The ban could cost universities millions of dollars in revenue, and expose them to NCAA fines.
NCAA President Mark Emmert’s letter to lawmakers aims to discourage them from passing the “Fair Pay to Play Act,” which would allow college athletes to receive compensation for things like brand sponsorships or signing with an agent. It would ban colleges from punishing student athletes for earning that kind of compensation.
The bill by Sens. Nancy Skinner, D-Berkeley, and Steven Bradford, D-Gardena, passed the Senate last month by a vote of 31 to 5. It’s scheduled to appear before an Assembly committee this week.
The NCAA fears it would distort national competition and undermine the nonprofit organization’s rules, according to USA Today.
“We recognize all of the efforts that have been undertaken to develop this bill in the context of complex issues related to the current collegiate model that have been the subject of litigation and much national debate,” Emmert wrote, according to USA Today. “Nonetheless, when contrasted with current NCAA rules, as drafted the bill threatens to alter materially the principles of intercollegiate athletics and create local differences that would make it impossible to host fair national championships. As a result, it likely would have a negative impact on the exact student-athletes it intends to assist.”
Skinner and Bradford wrote the bill to help student athletes pay expenses beyond tuition, they said. Today, the NCAA bans student athletes from receiving compensation beyond the “cost of attendance,” and it prohibits student athletes from signing with agents.
“For many student athletes, the total cost of attendance isn’t enough to provide for themselves or their families,” Skinner and Bradford said in a statement supporting the bill.

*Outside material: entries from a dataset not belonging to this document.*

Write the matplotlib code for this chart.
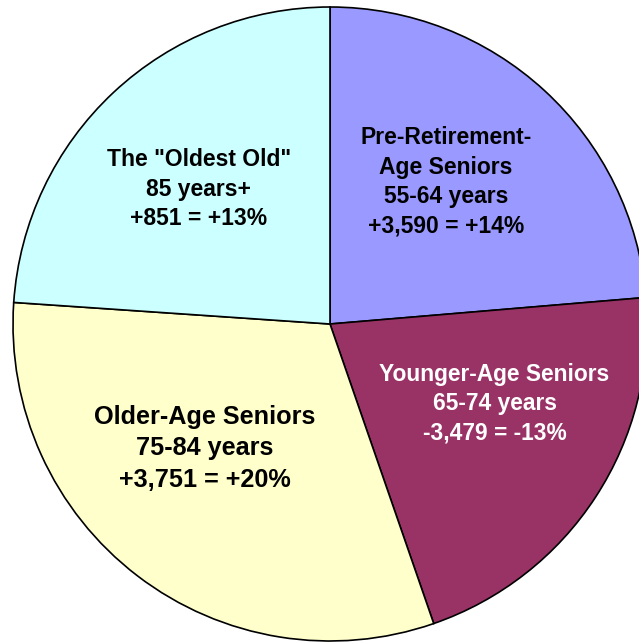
import matplotlib
matplotlib.use("Agg")
import matplotlib.pyplot as plt

# Slice sizes (degrees of the circle)
groups = ["Pre-Retirement-Age Seniors", "Younger-Age Seniors", "Older-Age Seniors", "Oldest Old"]
shares = [85.2, 75.7, 113.0, 86.1]
colors = ["#9999FF", "#993366", "#FFFFCC", "#CCFFFF"]

labels = [
    "Pre-Retirement-\nAge Seniors\n55-64 years\n+3,590 = +14%",
    "Younger-Age Seniors\n65-74 years\n-3,479 = -13%",
    "Older-Age Seniors\n75-84 years\n+3,751 = +20%",
    "The \"Oldest Old\"\n85 years+\n+851 = +13%",
]
label_pos = [(0.366, 0.448), (0.519, -0.252), (-0.394, -0.392), (-0.414, 0.425)]
label_size = [16.5, 16.4, 18.2, 16.5]
label_color = ["black", "white", "black", "black"]
label_spacing = [1.36, 1.36, 1.4, 1.36]

fig = plt.figure(figsize=(6.39, 6.43), dpi=100)
ax = fig.add_axes([13 / 639, 2 / 643, 634 / 639, 634 / 643])

wedges, _ = ax.pie(shares, colors=colors, startangle=90, counterclock=False,
                   radius=1.0,
                   wedgeprops=dict(edgecolor="black", linewidth=1.2))
for w in wedges:
    w.set_clip_on(False)

for txt, (x, y), fs, c, ls in zip(labels, label_pos, label_size, label_color, label_spacing):
    ax.text(x, y, txt, ha="center", va="center", fontsize=fs, color=c,
            fontweight="bold", family="Liberation Sans", linespacing=ls)

ax.set_xlim(-1, 1)
ax.set_ylim(-1, 1)
ax.set_aspect("equal")
ax.axis("off")

fig.savefig("out.png", dpi=100)
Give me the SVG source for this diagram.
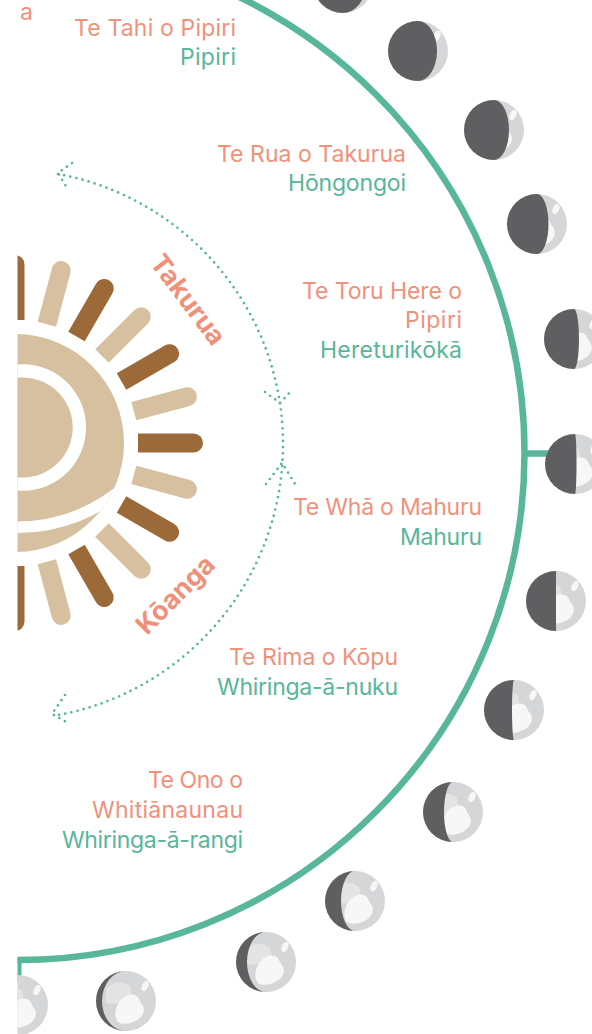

Senate Bill 206 “allows college athletes to hire an agent and make money off their own name, image, likeness or athletic reputation. Athletes will now have a financial avenue to provide for their families without facing loss of their athletic scholarship.”
Before Emmert sent his letter, California lawmakers anticipated potentially harsh consequences over the proposal. A California Senate analysis of the bill noted that colleges could be banned from the NCAA, forced to forfeit wins or fined if they fail to comply with NCAA bylaws.
Schools in the University of California system estimate they could face fines totaling up to $1.8 million if the bill passes, while fines could total up to $5.3 million for schools in the California State University system.
In addition, the NCAA generates as much as $15 million in revenue for the CSU system that could be lost if the championship games are restricted, according to a legislative analysis of the bill conducted by Senate staff.
“The UC indicates revenue losses for being out of compliance with the NCAA as well, but the actual figures are unknown and would vary based on campus and conference affiliation,” according to the bill analysis.
The National College Players Association and antitrust litigation firm OSKR, support the bill, as well as several unions and the University of California Student Association.
The bill is opposed by both the UC and CSU systems, the University of Southern California, Stanford University and the Association of Independent California Colleges and Universities.